In terms of spherical coordinates describe the following solids:

(i) Inside the sphere $\ x^2+y^2+z^2=16 \$ and above the plane $\ z=3 \$

(ii) Between the spheres $\ x^2+y^2+z^2=5 \$ and $x^2+y^2+z^2=3 \$

(i)

The spherical coordinate is

$\begin{eqnarray} x &=& \rho \sin \theta \cos\phi \\ y &=& \rho \sin \theta \sin\phi \\ z &=& \rho \cos \theta \end{eqnarray}$

The description is given below:

$\frac{3}{\cos \phi} \leq \rho \leq 4 \\ 0 \leq \phi \leq \pi \\ 0 \leq \theta \leq 2 \pi \$

(ii)

I can not describe the same ranges for the second case.

Help me

HINT

For the first check the bound for $\phi$

$\frac{3}{\cos \phi} \leq \rho \leq 4 \\ \color{red}{0 \leq \phi \leq {pi}}\\ 0 \leq \theta \leq 2 \pi \$

For the second simply

$\sqrt 3 \leq \rho \leq \sqrt 5 \\ 0 \leq \phi \leq \pi \\ 0 \leq \theta \leq 2 \pi \$

• what should be the bound for $\ \phi \$ for first part?
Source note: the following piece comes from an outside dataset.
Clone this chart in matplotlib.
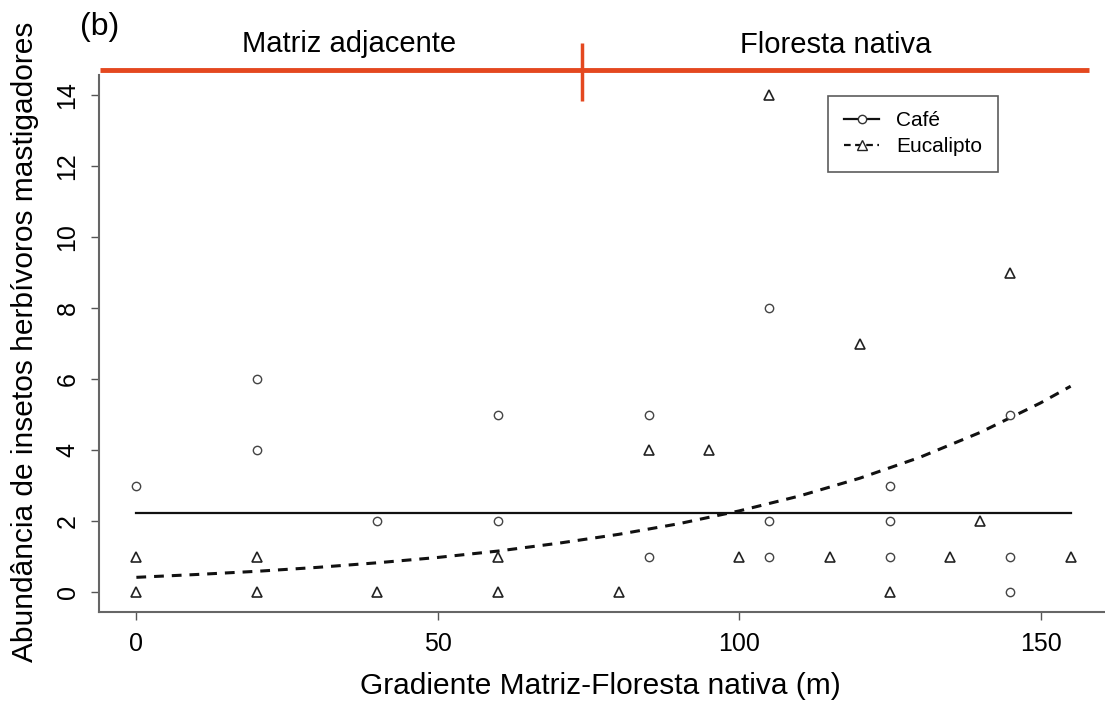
import matplotlib
matplotlib.use('Agg')
import matplotlib.pyplot as plt

plt.rcParams['font.family'] = ['Liberation Sans', 'DejaVu Sans']

# Cafe (circles)
cafe_x = [0, 20, 20, 40, 60, 60, 85, 85, 105, 105, 105, 125, 125, 125, 145, 145, 145]
cafe_y = [3, 6, 4, 2, 5, 2, 5, 1, 8, 2, 1, 3, 2, 1, 5, 1, 0]

# Eucalipto (triangles)
euc_x = [0, 0, 20, 20, 40, 60, 60, 80, 85, 95, 100, 105, 115, 120, 125, 135, 140, 145, 155]
euc_y = [1, 0, 1, 0, 0, 1, 0, 0, 4, 4, 1, 14, 1, 7, 0, 1, 2, 9, 1]

# fitted lines
cafe_fit_x = [0, 155]
cafe_fit_y = [2.23, 2.23]
euc_fit_x = [0, 10, 20, 30, 40, 50, 60, 70, 80, 90, 100, 110, 120, 130, 140, 150, 155]
euc_fit_y = [0.42, 0.50, 0.59, 0.70, 0.83, 0.98, 1.16, 1.38, 1.63, 1.93, 2.29,
             2.71, 3.21, 3.80, 4.50, 5.33, 5.80]

# habitat bar on top
bar_x = [-6, 158]
bar_y = 14.7
split_x = 74
split_y = [13.83, 15.47]

x_ticks = [0, 50, 100, 150]
y_ticks = [0, 2, 4, 6, 8, 10, 12, 14]

fig = plt.figure(figsize=(11.05, 7.02), dpi=100)
ax = fig.add_axes([0.0896, 0.128, 0.9104, 0.765])

ax.plot(cafe_fit_x, cafe_fit_y, color='#111111', lw=1.6)
ax.plot(euc_fit_x, euc_fit_y, color='#111111', lw=2.2, dashes=(3.2, 2.6))

ax.plot(cafe_x, cafe_y, linestyle='none', marker='o', ms=6, mfc='white',
        mec='#444444', mew=1)
ax.plot(euc_x, euc_y, linestyle='none', marker='^', ms=7.5, mfc='white',
        mec='#222222', mew=1.2)

# legend
h1, = ax.plot([], [], color='#111111', lw=1.6, marker='o', ms=6, mfc='white', mec='#333333')
h2, = ax.plot([], [], color='#111111', lw=1.6, dashes=(3, 2), marker='^', ms=7, mfc='white', mec='#222222')
leg = ax.legend([h1, h2], ['Café', 'Eucalipto'], loc='upper left',
                bbox_to_anchor=(0.725, 0.962), fontsize=15, frameon=True,
                fancybox=False, edgecolor='#333333', handlelength=1.7,
                handletextpad=0.8, borderpad=0.75, labelspacing=0.35,
                borderaxespad=0)
leg.get_frame().set_linewidth(1.2)

# habitat bar
ax.plot(bar_x, [bar_y, bar_y], color='#E4481F', lw=3.5, clip_on=False,
        solid_capstyle='butt')
ax.plot([split_x, split_x], split_y, color='#E4481F', lw=2.5, clip_on=False,
        solid_capstyle='butt')
ax.text(35.3, 15.45, 'Matriz adjacente', fontsize=21, ha='center', va='center')
ax.text(116, 15.4, 'Floresta nativa', fontsize=21, ha='center', va='center')
fig.text(0.0905, 0.962, '(b)', fontsize=23, ha='center', va='center')

ax.set_xlim(-6.2, 160.7)
ax.set_ylim(-0.56, 14.56)
ax.set_xticks(x_ticks)
ax.set_yticks(y_ticks)
ax.tick_params(axis='both', length=6, width=1, color='#555555', labelsize=18,
               pad=8)
for lab in ax.get_yticklabels():
    lab.set_rotation(90)
    lab.set_va('center')

ax.spines['top'].set_visible(False)
ax.spines['right'].set_visible(False)
for s in ['left', 'bottom']:
    ax.spines[s].set_color('#666666')
    ax.spines[s].set_linewidth(1.5)

ax.set_xlabel('Gradiente Matriz-Floresta nativa (m)', fontsize=21.5, va='center')
ax.set_ylabel('Abundância de insetos herbívoros mastigadores', fontsize=21.5,
              va='center', ha='center')
ax.xaxis.set_label_coords(0.498, -0.138)
ax.yaxis.set_label_coords(-0.0736, 0.503)

fig.savefig('out.png', dpi=100)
I think $\ 0 \leq \phi \leq \pi \$ Is not it ? – M. A. SARKAR Mar 16 '18 at 14:54
• @yourmath the plane x-z (y=0) then the intersection between the line $z=3$ and $x^2+z^2=16$ we find $x=\pm \sqrt 7$ then $\pi_{max}=\arctan \frac{\sqrt 7}{3}$ – gimusi Mar 16 '18 at 14:57

$\sqrt{3} \leq \rho \leq \sqrt{5}$
$0 \leq \phi \leq \pi$
$0 \leq \theta \leq 2\pi$

--- rk